Structure capital contributions with clear schedules, valuation methods for noncash contributions and defined remedies for shortfalls. Agreements should specify whether contributions are loans, capital, or convertible instruments and address dilution, capital calls and consequences for missed obligations to preserve financial stability of the venture. Including provisions for future funding rounds and default remedies protects partners. Counsel helps draft prudent capital call mechanisms, priority of contributions and protections for minority partners while maintaining flexibility for future financing needs.

Noncompete and confidentiality clauses are common and often enforceable when narrowly tailored to legitimate business interests and reasonable in scope, duration and geography. Confidentiality provisions protecting trade secrets and proprietary information are key to preserving competitive advantages developed during collaboration. Drafting such clauses requires balance to avoid overbroad restrictions that courts may not enforce. Counsel tailors noncompete terms and confidentiality obligations to the specific collaboration and applicable legal standards to enhance enforceability while permitting necessary business operations.

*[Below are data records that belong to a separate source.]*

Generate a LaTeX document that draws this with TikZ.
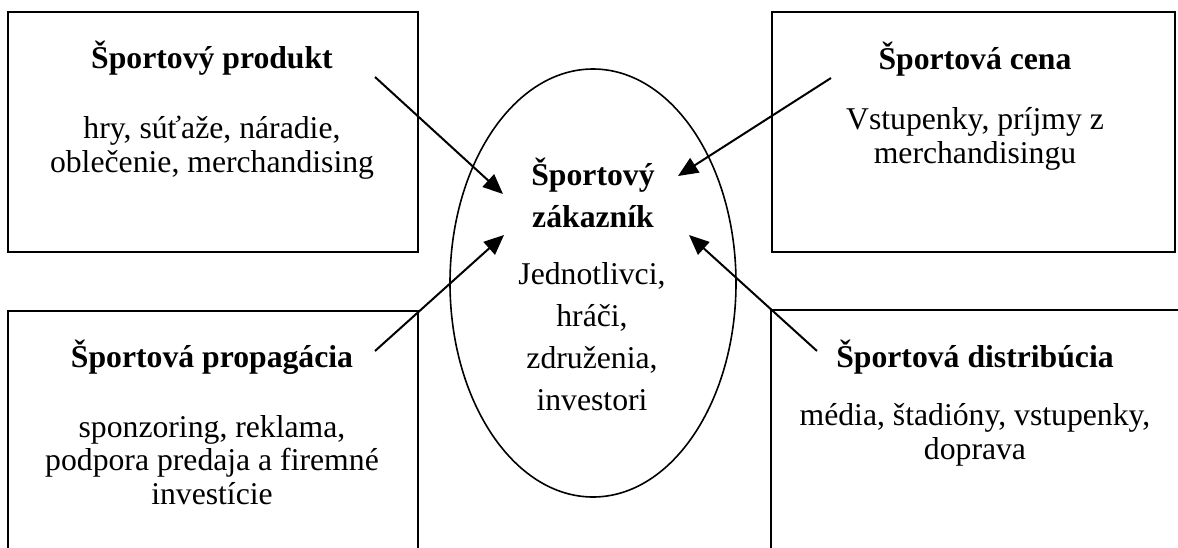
\documentclass[tikz,border=0pt]{standalone}
\usepackage{fontspec}
\setmainfont{Liberation Serif}
\usetikzlibrary{arrows.meta,shapes.geometric}

\tikzset{
  box/.style={draw,line width=1pt,minimum width=#1,minimum height=120pt,inner sep=0pt},
  heading/.style={font=\fontsize{15.85}{20.85}\selectfont\bfseries,align=center,inner sep=0pt,anchor=base},
  note/.style={font=\fontsize{15.85}{16.75}\selectfont,align=center,inner sep=0pt,anchor=base},
  pointer/.style={-{Triangle[length=10pt,width=8.5pt]},line width=1pt},
}

\begin{document}
\begin{tikzpicture}[x=0.5pt,y=-0.5pt]
  \clip (0,0) rectangle (1178,547);
  % four boxes
  \node[box=205pt] (prodbox) at (213,132) {};
  \node[box=201.5pt] (cenabox) at (973.5,132) {};
  \node[box=205pt] (propbox) at (213,431) {};
  \node[box=207pt] (distbox) at (978,430) {};
  % customer in the middle
  \node[ellipse,draw,line width=0.8pt,minimum width=143pt,minimum height=214pt,inner sep=0pt] (zak) at (593,283) {};

  % texts (base = last line)
  \node[heading] (prodT) at (212,68) {Športový produkt};
  \node[note] (prodN) at (212,172) {hry, súťaže, náradie,\\oblečenie, merchandising};

  \node[heading] (cenaT) at (975,69) {Športová cena};
  \node[note] (cenaN) at (975,163) {Vstupenky, príjmy z\\merchandisingu};

  \node[heading] (propT) at (212,367) {Športová propagácia};
  \node[note] (propN) at (212,504) {sponzoring, reklama,\\podpora predaja a firemné\\investície};

  \node[heading] (distT) at (975,367) {Športová distribúcia};
  \node[note] (distN) at (975,459) {média, štadióny, vstupenky,\\doprava};

  \node[heading] (zakT) at (593,227) {Športový\\zákazník};
  \node[note,font=\fontsize{15.85}{20.85}\selectfont] (zakN) at (592,410) {Jednotlivci,\\hráči,\\združenia,\\investori};

  % arrows
  \coordinate (prodS) at (375,77);
  \coordinate (prodE) at (503,194);
  \coordinate (cenaS) at (831,78);
  \coordinate (cenaE) at (678,176);
  \coordinate (propS) at (375,351);
  \coordinate (propE) at (504,235);
  \coordinate (distS) at (817,351);
  \coordinate (distE) at (689,235);
  \draw[pointer] (prodS) -- (prodE);
  \draw[pointer] (cenaS) -- (cenaE);
  \draw[pointer] (propS) -- (propE);
  \draw[pointer] (distS) -- (distE);
\end{tikzpicture}
\end{document}
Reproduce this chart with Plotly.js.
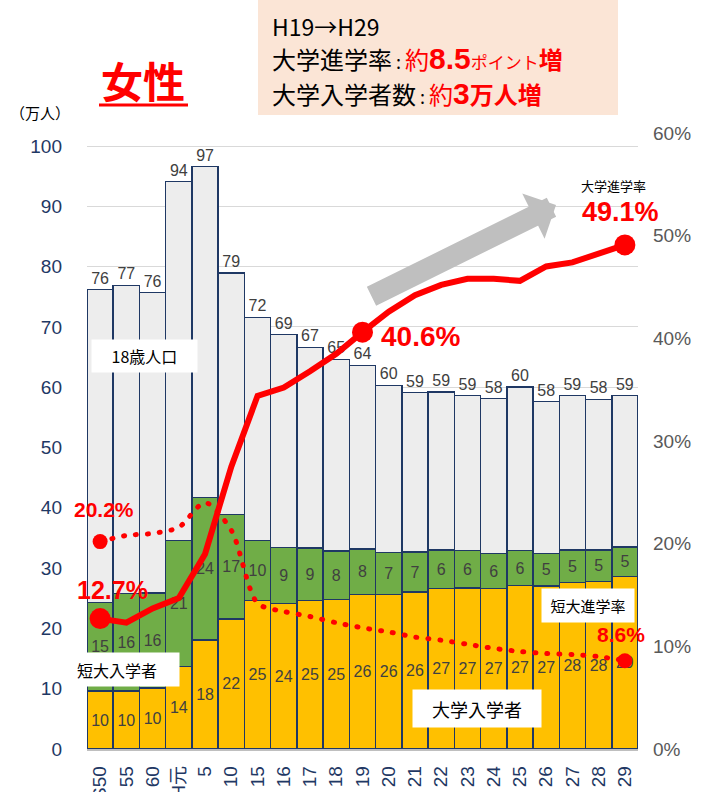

Timing varies based on complexity, due diligence needs and the number of parties. A straightforward contractual alliance can be negotiated and finalized in a matter of weeks, while forming an incorporated joint venture with regulatory review or complex IP arrangements can take several months to complete. Early planning, focused negotiations and timely exchange of documents accelerate the process. Counsel can provide a projected timeline based on transaction specifics and coordinate required filings and third party consents to reduce delays and meet client expectations for closing.